As before, replacing R1 with a lower value resistor will give a more accurate, linear range output, for voltages for which D1 is not conducting.

Noise issues

Now that a stable circuit has been developed, we can start to look at noise. The following graph shows the gain from op-amp input, with a 1nF capacitor fitted at C2. The curves cover 100pA to 100mA. The 100pA and 1nA curves are indistinguishable at bright blue, and very close to the red 10nA curve. 1uA is pink, 1mA is dark blue, the 100mA curve is lowest as purple.

enter image description here

Using LTSpice's .noise simulation, and using .measure to integrate the output noise over a bandwidth of 10mHz to 10MHz, using a 33nF capacitor for C2, resulted in a relatively constant 2mV rms noise for currents 1nA to 100uA, with noise falling as currents increased to around 100uV rms at 100mA.

The penalty of the increased value of C3 was increased settling time following a step reduction in current. The time to within 1mV of the final value was approximately 10mS to 1uA, 60mS to 100nA, 500mS to 10nA, and 900mS to 1nA.

The present op amp, LT1022, claims several 10s of nV at 1kHz. Bob Pease's transimpedance amplifier article referred to earlier suggests that 3nV is feasible with a low current FET input, using discrete low noise FETs as the front end to a composite amplifier. Using such an improved opamp should reduce the noise levels by an order of magnitude.

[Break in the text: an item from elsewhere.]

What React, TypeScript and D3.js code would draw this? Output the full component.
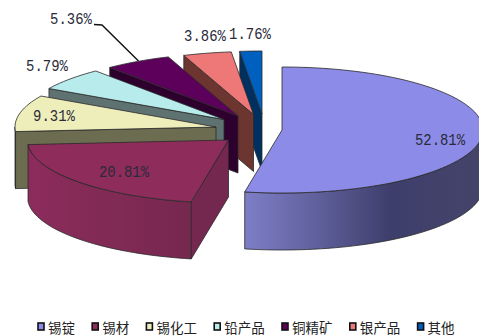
import React from "react";
import * as d3 from "d3";

// Export mix of tin products, in percent
const categories = ["锡锭", "锡材", "锡化工", "铅产品", "铜精矿", "银产品", "其他"];
const shares = [52.81, 20.81, 9.31, 5.79, 5.36, 3.86, 1.76];
const shareLabels = ["52.81%", "20.81%", "9.31%", "5.79%", "5.36%", "3.86%", "1.76%"];

// Face and wall colours per slice
const topColors = ["#8c8ce8", "#8e2c5c", "#eeeebb", "#b8ecec", "#5c005c", "#ee7777", "#0060c0"];
const wallColors = ["#5a5a96", "#74284f", "#6c6c50", "#5e7272", "#2e002e", "#6c3530", "#003060"];

// Layout: where the tip of each exploded slice sits, and its label centre
const tips: [number, number][] = [[282, 130], [228.5, 140], [216, 127], [224, 119.5], [238, 116], [253.5, 114.5], [262, 114]];
const labelSpots: [number, number][] = [[440, 141], [124, 173], [54, 117], [47, 67], [71, 20], [205, 37], [250, 35]];

const WIDTH = 479;
const HEIGHT = 336;
const RX = 201;
const RY = 63;
const DEPTH = 57;
const OUTLINE = "#2a2a2a";

const slices = d3.pie<number>().sort(null)(shares);
const line = d3.line<[number, number]>().curve(d3.curveLinear);

// Point on a slice's elliptical rim; angle 0 is straight up, running clockwise
const rimPoint = (tip: [number, number], a: number, drop = 0): [number, number] => [
  tip[0] + Math.sin(a) * RX,
  tip[1] - Math.cos(a) * RY + drop,
];

const rimPoints = (tip: [number, number], a0: number, a1: number, drop = 0) => {
  const n = Math.max(2, Math.ceil(((a1 - a0) / Math.PI) * 90));
  return d3.range(n + 1).map((i) => rimPoint(tip, a0 + ((a1 - a0) * i) / n, drop));
};

const legendX = (i: number) =>
  41 + d3.sum(categories.slice(0, i), (c) => c.length * 13.6 + 27);

export default function App() {
  return (
    <svg
      width={WIDTH}
      height={HEIGHT}
      viewBox={`0 0 ${WIDTH} ${HEIGHT}`}
      style={{ position: "absolute", left: 0, top: 0, background: "#fff" }}
    >
      <defs>
        <linearGradient id="rim0" gradientUnits="userSpaceOnUse" x1={247} x2={479} y1={0} y2={0}>
          <stop offset="0" stopColor="#7d7dc6" />
          <stop offset="0.3" stopColor="#60609c" />
          <stop offset="0.62" stopColor="#3e3e6c" />
          <stop offset="1" stopColor="#44446a" />
        </linearGradient>
        <linearGradient id="rim1" gradientUnits="userSpaceOnUse" x1={28} x2={192} y1={0} y2={0}>
          <stop offset="0" stopColor="#8c2c5c" />
          <stop offset="1" stopColor="#76284f" />
        </linearGradient>
      </defs>

      {/* Slices are painted from the back of the pie to the front */}
      {slices
        .map((s, i) => ({ s, i }))
        .reverse()
        .map(({ s, i }) => {
          const tip = tips[i];
          const { startAngle: a0, endAngle: a1 } = s;
          const rimStart = Math.max(a0, Math.PI / 2);
          const rimEnd = Math.min(a1, (3 * Math.PI) / 2);
          const showWall = a0 >= Math.PI;
          const showRim = rimEnd > rimStart;
          const edge = rimPoint(tip, a0);
          const edgeLow = rimPoint(tip, a0, DEPTH);
          const rimFill = i < 2 ? `url(#rim${i})` : wallColors[i];
          return (
            <g key={categories[i]} stroke={OUTLINE} strokeWidth={0.8} strokeLinejoin="round">
              {showWall && (
                <path
                  d={`${line([tip, edge, edgeLow, [tip[0], tip[1] + DEPTH]])}Z`}
                  fill={wallColors[i]}
                />
              )}
              {showRim && (
                <path
                  d={`${line([
                    ...rimPoints(tip, rimStart, rimEnd),
                    ...rimPoints(tip, rimStart, rimEnd, DEPTH).reverse(),
                  ])}Z`}
                  fill={rimFill}
                />
              )}
              <path d={`${line([tip, ...rimPoints(tip, a0, a1)])}Z`} fill={topColors[i]} />
            </g>
          );
        })}

      {/* Leader line of the copper concentrate label */}
      <path d="M94,24.5L102,25L138.5,61" fill="none" stroke="#111" strokeWidth={1.4} />

      <g
        fontFamily="'Liberation Mono', monospace"
        fontSize={17}
        fill="#2a2a3a"
        textAnchor="middle"
        dominantBaseline="central"
      >
        {shareLabels.map((t, i) => (
          <text
            key={t}
            transform={`translate(${labelSpots[i][0]},${labelSpots[i][1]}) scale(0.82,1)`}
          >
            {t}
          </text>
        ))}
      </g>

      <g>
        {categories.map((c, i) => (
          <g key={c}>
            <rect
              x={legendX(i) - 3}
              y={323}
              width={6}
              height={7}
              fill={topColors[i]}
              stroke="#111"
              strokeWidth={1.6}
            />
            <text
              x={legendX(i) + 7}
              y={327}
              fontFamily="'Noto Sans CJK SC', sans-serif"
              fontSize={13.5}
              fill="#222"
              dominantBaseline="central"
            >
              {c}
            </text>
          </g>
        ))}
      </g>
    </svg>
  );
}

This is the original suggestion, for reference.

schematic

simulate this circuit – Schematic created using CircuitLab

The opamp will servo the current through Q1 and D1 to maintain the output voltage at 5v, so your MCU is always seeing its correct operating voltage.

The voltage you measure between the two diodes is proportional to the log of the ratio of D1 current to D2 current. While you can work with the voltage across D1 alone, it is temperature dependent. This method uses D2 to compensate that dependence.